> **Work to do**
Every line below is to be copied exactly, with the pictures left out.

> **Data excerpt**
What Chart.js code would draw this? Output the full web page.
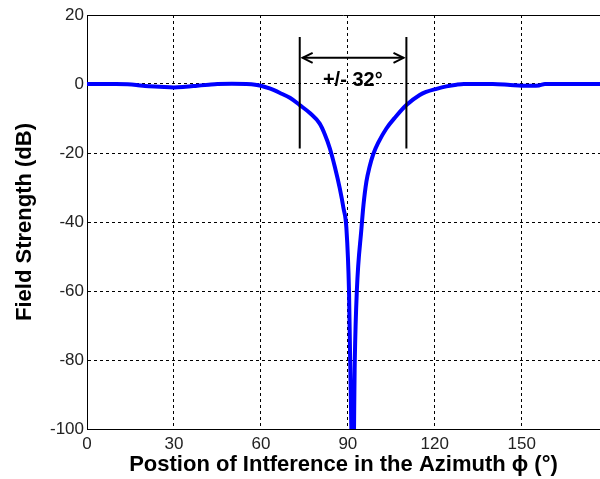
<!DOCTYPE html>
<html lang="en">
<head>
<meta charset="UTF-8">
<title>Field Strength vs Azimuth</title>
<script src="https://cdn.jsdelivr.net/npm/chart.js@4.4.0/dist/chart.umd.min.js"></script>
<style>
  html, body { margin: 0; padding: 0; background: #fff; }
</style>
</head>
<body>
<canvas id="myChart" width="600" height="479"></canvas>
<script>
  // azimuth (deg) and field strength (dB)
  const azimuth = [0, 5, 10, 14, 17, 20, 25, 30, 34, 38, 42, 45, 50, 55, 58, 60, 63, 66.6, 70, 73.4, 77, 80.3, 82, 83.8, 85.5, 87.2, 88.5, 89.5, 90.4, 90.8, 91.8, 92.4, 93.1, 94.7, 95.4, 96.4, 97.5, 98.7, 100.5, 103.3, 106.5, 110.2, 114.8, 117, 120.6, 124, 127.5, 130, 140, 146, 150, 156, 158, 165, 177];
  const fieldDb = [0, 0, 0, -0.1, -0.3, -0.6, -0.8, -1.0, -0.8, -0.5, -0.2, 0, 0.1, 0, -0.2, -0.5, -1.3, -2.6, -4.0, -6.1, -8.5, -11.5, -14.5, -18.7, -24, -30.2, -36, -41.8, -60, -80, -118, -80, -60, -41.8, -35, -28.3, -24, -20.5, -17, -12.9, -9.5, -6.1, -3.2, -2.3, -1.4, -0.7, -0.2, 0, 0, -0.3, -0.5, -0.4, 0, 0, 0];

  const xTicks = [0, 30, 60, 90, 120, 150];
  const yTicks = [-100, -80, -60, -40, -20, 0, 20];

  // beamwidth annotation
  const markerX = [73.4, 110.2];
  const markerTop = 13.6;
  const markerBottom = -18.7;
  const arrowX = [74.4, 109.2];
  const arrowY = 7.6;
  const arrowLabel = '+/- 32\u00B0';
  const labelAt = [91.7, 0.9];

  const fontFamily = "'Liberation Sans', Arial, Helvetica, sans-serif";

  let curve = azimuth.map((x, i) => ({x: x, y: fieldDb[i]}));
  let markers = [
    {x: markerX[0], y: markerTop}, {x: markerX[0], y: markerBottom},
    {x: markerX[0], y: null},
    {x: markerX[1], y: markerTop}, {x: markerX[1], y: markerBottom}
  ];
  let shaft = [{x: arrowX[0], y: arrowY}, {x: arrowX[1], y: arrowY}];

  // top frame line + arrow heads + label
  const extras = {
    id: 'extras',
    afterDatasetsDraw(chart) {
      const ctx = chart.ctx;
      const xs = chart.scales.x, ys = chart.scales.y;
      const area = chart.chartArea;
      ctx.save();
      ctx.strokeStyle = '#000';
      ctx.lineWidth = 1;
      ctx.beginPath();
      ctx.moveTo(area.left, area.top + 0.5);
      ctx.lineTo(area.right, area.top + 0.5);
      ctx.stroke();

      const py = ys.getPixelForValue(arrowY);
      const x0 = xs.getPixelForValue(arrowX[0]);
      const x1 = xs.getPixelForValue(arrowX[1]);
      ctx.lineWidth = 2;
      ctx.beginPath();
      ctx.moveTo(x0 + 10, py - 5); ctx.lineTo(x0, py); ctx.lineTo(x0 + 10, py + 5);
      ctx.moveTo(x1 - 10, py - 5); ctx.lineTo(x1, py); ctx.lineTo(x1 - 10, py + 5);
      ctx.stroke();

      ctx.fillStyle = '#000';
      ctx.font = 'bold 20px ' + fontFamily;
      ctx.textAlign = 'center';
      ctx.textBaseline = 'middle';
      ctx.fillText(arrowLabel, xs.getPixelForValue(labelAt[0]), ys.getPixelForValue(labelAt[1]));
      ctx.restore();
    }
  };

  let myChart = new Chart(document.getElementById('myChart').getContext('2d'), {
    type: 'line',
    data: {
      datasets: [
        {data: markers, borderColor: '#000', borderWidth: 2, pointRadius: 0, spanGaps: false, order: 0},
        {data: shaft, borderColor: '#000', borderWidth: 2, pointRadius: 0, order: 0},
        {data: curve, borderColor: '#0000ff', borderWidth: 4, pointRadius: 0, cubicInterpolationMode: 'monotone', order: 1}
      ]
    },
    options: {
      responsive: false,
      animation: false,
      devicePixelRatio: 1,
      layout: {padding: {top: 15, right: 0, left: 0, bottom: 0}},
      plugins: {legend: {display: false}, tooltip: {enabled: false}},
      scales: {
        x: {
          type: 'linear',
          min: 0, max: 177,
          afterBuildTicks: (s) => { s.ticks = xTicks.map(v => ({value: v})); },
          afterFit: (s) => { s.height = 50; },
          grid: {color: '#000', lineWidth: 1, drawTicks: false},
          border: {display: true, color: '#000', width: 1, dash: [3, 3]},
          ticks: {color: '#222', padding: 5, font: {family: fontFamily, size: 17}},
          title: {
            display: true,
            text: 'Postion of Intference in the Azimuth \u03D5 (\u00B0)',
            color: '#000',
            font: {family: fontFamily, size: 22, weight: 'bold'},
            padding: {top: 0, bottom: 1}
          }
        },
        y: {
          min: -100, max: 20,
          afterBuildTicks: (s) => { s.ticks = yTicks.map(v => ({value: v})); },
          afterFit: (s) => { s.width = 87; },
          grid: {color: '#000', lineWidth: 1, drawTicks: false},
          border: {display: true, color: '#000', width: 1, dash: [3, 3]},
          ticks: {color: '#222', padding: 3, font: {family: fontFamily, size: 17}},
          title: {
            display: true,
            text: 'Field Strength (dB)',
            color: '#000',
            font: {family: fontFamily, size: 22, weight: 'bold'},
            padding: {top: 12, bottom: 0}
          }
        }
      }
    },
    plugins: [extras]
  });
</script>
</body>
</html>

> **Full solution**
What Chart.js code would draw this? Output the full web page.
<!DOCTYPE html>
<html lang="en">
<head>
<meta charset="UTF-8">
<title>Field Strength vs Azimuth</title>
<script src="https://cdn.jsdelivr.net/npm/chart.js@4.4.0/dist/chart.umd.min.js"></script>
<style>
  html, body { margin: 0; padding: 0; background: #fff; }
</style>
</head>
<body>
<canvas id="myChart" width="600" height="479"></canvas>
<script>
  // azimuth (deg) and field strength (dB)
  const azimuth = [0, 5, 10, 14, 17, 20, 25, 30, 34, 38, 42, 45, 50, 55, 58, 60, 63, 66.6, 70, 73.4, 77, 80.3, 82, 83.8, 85.5, 87.2, 88.5, 89.5, 90.4, 90.8, 91.8, 92.4, 93.1, 94.7, 95.4, 96.4, 97.5, 98.7, 100.5, 103.3, 106.5, 110.2, 114.8, 117, 120.6, 124, 127.5, 130, 140, 146, 150, 156, 158, 165, 177];
  const fieldDb = [0, 0, 0, -0.1, -0.3, -0.6, -0.8, -1.0, -0.8, -0.5, -0.2, 0, 0.1, 0, -0.2, -0.5, -1.3, -2.6, -4.0, -6.1, -8.5, -11.5, -14.5, -18.7, -24, -30.2, -36, -41.8, -60, -80, -118, -80, -60, -41.8, -35, -28.3, -24, -20.5, -17, -12.9, -9.5, -6.1, -3.2, -2.3, -1.4, -0.7, -0.2, 0, 0, -0.3, -0.5, -0.4, 0, 0, 0];

  const xTicks = [0, 30, 60, 90, 120, 150];
  const yTicks = [-100, -80, -60, -40, -20, 0, 20];

  // beamwidth annotation
  const markerX = [73.4, 110.2];
  const markerTop = 13.6;
  const markerBottom = -18.7;
  const arrowX = [74.4, 109.2];
  const arrowY = 7.6;
  const arrowLabel = '+/- 32\u00B0';
  const labelAt = [91.7, 0.9];

  const fontFamily = "'Liberation Sans', Arial, Helvetica, sans-serif";

  let curve = azimuth.map((x, i) => ({x: x, y: fieldDb[i]}));
  let markers = [
    {x: markerX[0], y: markerTop}, {x: markerX[0], y: markerBottom},
    {x: markerX[0], y: null},
    {x: markerX[1], y: markerTop}, {x: markerX[1], y: markerBottom}
  ];
  let shaft = [{x: arrowX[0], y: arrowY}, {x: arrowX[1], y: arrowY}];

  // top frame line + arrow heads + label
  const extras = {
    id: 'extras',
    afterDatasetsDraw(chart) {
      const ctx = chart.ctx;
      const xs = chart.scales.x, ys = chart.scales.y;
      const area = chart.chartArea;
      ctx.save();
      ctx.strokeStyle = '#000';
      ctx.lineWidth = 1;
      ctx.beginPath();
      ctx.moveTo(area.left, area.top + 0.5);
      ctx.lineTo(area.right, area.top + 0.5);
      ctx.stroke();

      const py = ys.getPixelForValue(arrowY);
      const x0 = xs.getPixelForValue(arrowX[0]);
      const x1 = xs.getPixelForValue(arrowX[1]);
      ctx.lineWidth = 2;
      ctx.beginPath();
      ctx.moveTo(x0 + 10, py - 5); ctx.lineTo(x0, py); ctx.lineTo(x0 + 10, py + 5);
      ctx.moveTo(x1 - 10, py - 5); ctx.lineTo(x1, py); ctx.lineTo(x1 - 10, py + 5);
      ctx.stroke();

      ctx.fillStyle = '#000';
      ctx.font = 'bold 20px ' + fontFamily;
      ctx.textAlign = 'center';
      ctx.textBaseline = 'middle';
      ctx.fillText(arrowLabel, xs.getPixelForValue(labelAt[0]), ys.getPixelForValue(labelAt[1]));
      ctx.restore();
    }
  };

  let myChart = new Chart(document.getElementById('myChart').getContext('2d'), {
    type: 'line',
    data: {
      datasets: [
        {data: markers, borderColor: '#000', borderWidth: 2, pointRadius: 0, spanGaps: false, order: 0},
        {data: shaft, borderColor: '#000', borderWidth: 2, pointRadius: 0, order: 0},
        {data: curve, borderColor: '#0000ff', borderWidth: 4, pointRadius: 0, cubicInterpolationMode: 'monotone', order: 1}
      ]
    },
    options: {
      responsive: false,
      animation: false,
      devicePixelRatio: 1,
      layout: {padding: {top: 15, right: 0, left: 0, bottom: 0}},
      plugins: {legend: {display: false}, tooltip: {enabled: false}},
      scales: {
        x: {
          type: 'linear',
          min: 0, max: 177,
          afterBuildTicks: (s) => { s.ticks = xTicks.map(v => ({value: v})); },
          afterFit: (s) => { s.height = 50; },
          grid: {color: '#000', lineWidth: 1, drawTicks: false},
          border: {display: true, color: '#000', width: 1, dash: [3, 3]},
          ticks: {color: '#222', padding: 5, font: {family: fontFamily, size: 17}},
          title: {
            display: true,
            text: 'Postion of Intference in the Azimuth \u03D5 (\u00B0)',
            color: '#000',
            font: {family: fontFamily, size: 22, weight: 'bold'},
            padding: {top: 0, bottom: 1}
          }
        },
        y: {
          min: -100, max: 20,
          afterBuildTicks: (s) => { s.ticks = yTicks.map(v => ({value: v})); },
          afterFit: (s) => { s.width = 87; },
          grid: {color: '#000', lineWidth: 1, drawTicks: false},
          border: {display: true, color: '#000', width: 1, dash: [3, 3]},
          ticks: {color: '#222', padding: 3, font: {family: fontFamily, size: 17}},
          title: {
            display: true,
            text: 'Field Strength (dB)',
            color: '#000',
            font: {family: fontFamily, size: 22, weight: 'bold'},
            padding: {top: 12, bottom: 0}
          }
        }
      }
    },
    plugins: [extras]
  });
</script>
</body>
</html>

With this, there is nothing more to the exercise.